__Exercise aim__: Give every line again exactly as it appears, please, but not the pictures.
--- Start of Source data ---
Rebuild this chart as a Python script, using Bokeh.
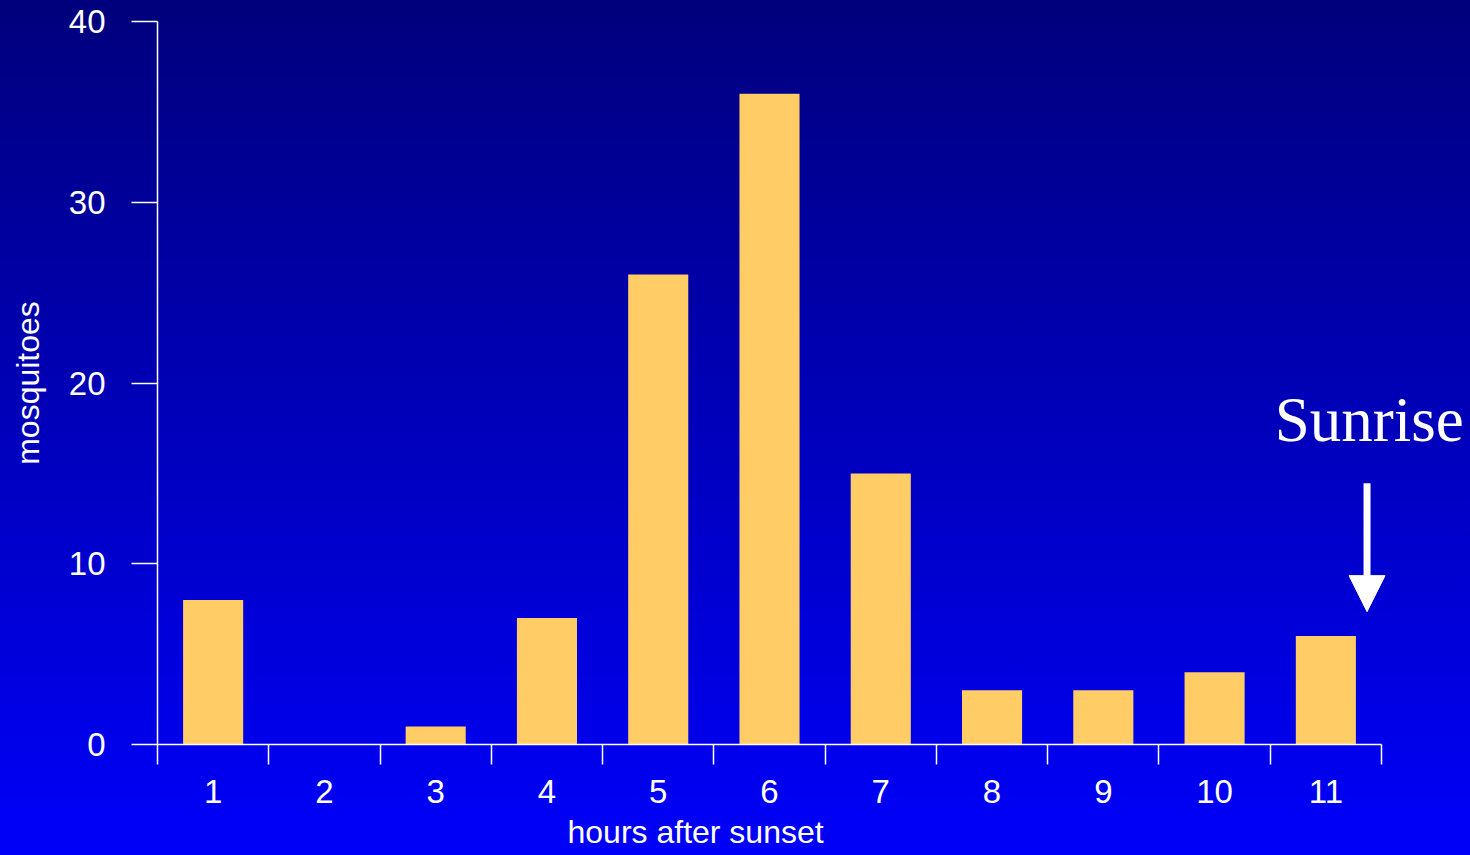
from bokeh.plotting import figure
from bokeh.models import Range1d, FixedTicker, Label, Arrow, NormalHead, ColumnDataSource, Title
from bokeh.embed import file_html
from bokeh.resources import INLINE

# ---- data ----
hours = [1, 2, 3, 4, 5, 6, 7, 8, 9, 10, 11]
hour_labels = ["1", "2", "3", "4", "5", "6", "7", "8", "9", "10", "11"]
mosquitoes = [8, 0, 1, 7, 26, 36, 15, 3, 3, 4, 6]
y_ticks = [0, 10, 20, 30, 40]
x_title = "hours after sunset"
y_title = "mosquitoes"
note = "Sunrise"

FONT = "Liberation Sans"
WHITE = "white"

W, H = 1470, 855
LEFT, RIGHT_AXIS_END = 157, 1381
px_per_unit = (RIGHT_AXIS_END - LEFT) / len(hours)
x_lo = hours[0] - 0.5
x_hi_axis = hours[-1] + 0.5
x_hi = x_hi_axis + (W - RIGHT_AXIS_END) / px_per_unit

src = ColumnDataSource(dict(x=hours, top=mosquitoes))

p = figure(width=W, height=H, output_backend="svg", toolbar_location=None,
           x_range=Range1d(x_lo, x_hi),
           y_range=Range1d(y_ticks[0], y_ticks[-1]),
           min_border_left=LEFT, min_border_right=0,
           min_border_top=21, min_border_bottom=111)

p.border_fill_color = None
p.background_fill_color = None
p.outline_line_color = None
p.grid.visible = False
p.styles = {"background": "linear-gradient(to bottom, #00007c 0%, #0000fa 100%)"}

p.vbar(x="x", top="top", bottom=0, width=0.54, source=src,
       fill_color="#FFCC66", line_color=None)

# x axis: labels at centres, ticks at category boundaries
xa = p.xaxis[0]
xa.bounds = (x_lo, x_hi_axis)
xa.ticker = FixedTicker(ticks=hours,
                        minor_ticks=[h - 0.5 for h in hours] + [x_hi_axis])
xa.major_label_overrides = {h: l for h, l in zip(hours, hour_labels)}
xa.major_tick_out = 0
xa.major_tick_in = 0
xa.minor_tick_out = 20
xa.minor_tick_in = 0
xa.minor_tick_line_color = WHITE
xa.minor_tick_line_width = 1.5
xa.axis_line_color = WHITE
xa.axis_line_width = 1.5
xa.major_label_text_color = WHITE
xa.major_label_text_font = FONT
xa.major_label_text_font_size = "33px"
xa.major_label_standoff = 15

# y axis
ya = p.yaxis[0]
ya.ticker = FixedTicker(ticks=y_ticks, minor_ticks=[])
ya.major_tick_out = 26
ya.major_tick_in = 0
ya.minor_tick_out = 0
ya.minor_tick_in = 0
ya.major_tick_line_color = WHITE
ya.major_tick_line_width = 1.5
ya.axis_line_color = WHITE
ya.axis_line_width = 1.5
ya.major_label_text_color = WHITE
ya.major_label_text_font = FONT
ya.major_label_text_font_size = "33px"
ya.major_label_standoff = 26
ya.axis_label = y_title
ya.axis_label_text_color = WHITE
ya.axis_label_text_font = FONT
ya.axis_label_text_font_size = "32px"
ya.axis_label_text_font_style = "normal"
ya.axis_label_standoff = 20

# x axis title (sits left of centre, as in the original)
p.add_layout(Title(text=x_title, text_color=WHITE, text_font=FONT,
                   text_font_size="32px", text_font_style="normal",
                   align="left", offset=410, standoff=12), "below")

# Sunrise annotation
sx = hours[-1] + 0.37
p.add_layout(Label(x=hours[-1] + 0.39, y=17.98, text=note, text_color=WHITE,
                   text_font="Liberation Serif", text_font_size="63px",
                   text_align="center", text_baseline="alphabetic"))
p.add_layout(Arrow(x_start=sx, y_start=14.45, x_end=sx, y_end=7.35,
                   line_color=WHITE, line_width=7,
                   end=NormalHead(size=36, fill_color=WHITE, line_color=WHITE)))

open("out.html", "w").write(file_html(p, INLINE))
--- End of Source data ---
__In response__:
Rebuild this chart as a Python script, using Bokeh.
from bokeh.plotting import figure
from bokeh.models import Range1d, FixedTicker, Label, Arrow, NormalHead, ColumnDataSource, Title
from bokeh.embed import file_html
from bokeh.resources import INLINE

# ---- data ----
hours = [1, 2, 3, 4, 5, 6, 7, 8, 9, 10, 11]
hour_labels = ["1", "2", "3", "4", "5", "6", "7", "8", "9", "10", "11"]
mosquitoes = [8, 0, 1, 7, 26, 36, 15, 3, 3, 4, 6]
y_ticks = [0, 10, 20, 30, 40]
x_title = "hours after sunset"
y_title = "mosquitoes"
note = "Sunrise"

FONT = "Liberation Sans"
WHITE = "white"

W, H = 1470, 855
LEFT, RIGHT_AXIS_END = 157, 1381
px_per_unit = (RIGHT_AXIS_END - LEFT) / len(hours)
x_lo = hours[0] - 0.5
x_hi_axis = hours[-1] + 0.5
x_hi = x_hi_axis + (W - RIGHT_AXIS_END) / px_per_unit

src = ColumnDataSource(dict(x=hours, top=mosquitoes))

p = figure(width=W, height=H, output_backend="svg", toolbar_location=None,
           x_range=Range1d(x_lo, x_hi),
           y_range=Range1d(y_ticks[0], y_ticks[-1]),
           min_border_left=LEFT, min_border_right=0,
           min_border_top=21, min_border_bottom=111)

p.border_fill_color = None
p.background_fill_color = None
p.outline_line_color = None
p.grid.visible = False
p.styles = {"background": "linear-gradient(to bottom, #00007c 0%, #0000fa 100%)"}

p.vbar(x="x", top="top", bottom=0, width=0.54, source=src,
       fill_color="#FFCC66", line_color=None)

# x axis: labels at centres, ticks at category boundaries
xa = p.xaxis[0]
xa.bounds = (x_lo, x_hi_axis)
xa.ticker = FixedTicker(ticks=hours,
                        minor_ticks=[h - 0.5 for h in hours] + [x_hi_axis])
xa.major_label_overrides = {h: l for h, l in zip(hours, hour_labels)}
xa.major_tick_out = 0
xa.major_tick_in = 0
xa.minor_tick_out = 20
xa.minor_tick_in = 0
xa.minor_tick_line_color = WHITE
xa.minor_tick_line_width = 1.5
xa.axis_line_color = WHITE
xa.axis_line_width = 1.5
xa.major_label_text_color = WHITE
xa.major_label_text_font = FONT
xa.major_label_text_font_size = "33px"
xa.major_label_standoff = 15

# y axis
ya = p.yaxis[0]
ya.ticker = FixedTicker(ticks=y_ticks, minor_ticks=[])
ya.major_tick_out = 26
ya.major_tick_in = 0
ya.minor_tick_out = 0
ya.minor_tick_in = 0
ya.major_tick_line_color = WHITE
ya.major_tick_line_width = 1.5
ya.axis_line_color = WHITE
ya.axis_line_width = 1.5
ya.major_label_text_color = WHITE
ya.major_label_text_font = FONT
ya.major_label_text_font_size = "33px"
ya.major_label_standoff = 26
ya.axis_label = y_title
ya.axis_label_text_color = WHITE
ya.axis_label_text_font = FONT
ya.axis_label_text_font_size = "32px"
ya.axis_label_text_font_style = "normal"
ya.axis_label_standoff = 20

# x axis title (sits left of centre, as in the original)
p.add_layout(Title(text=x_title, text_color=WHITE, text_font=FONT,
                   text_font_size="32px", text_font_style="normal",
                   align="left", offset=410, standoff=12), "below")

# Sunrise annotation
sx = hours[-1] + 0.37
p.add_layout(Label(x=hours[-1] + 0.39, y=17.98, text=note, text_color=WHITE,
                   text_font="Liberation Serif", text_font_size="63px",
                   text_align="center", text_baseline="alphabetic"))
p.add_layout(Arrow(x_start=sx, y_start=14.45, x_end=sx, y_end=7.35,
                   line_color=WHITE, line_width=7,
                   end=NormalHead(size=36, fill_color=WHITE, line_color=WHITE)))

open("out.html", "w").write(file_html(p, INLINE))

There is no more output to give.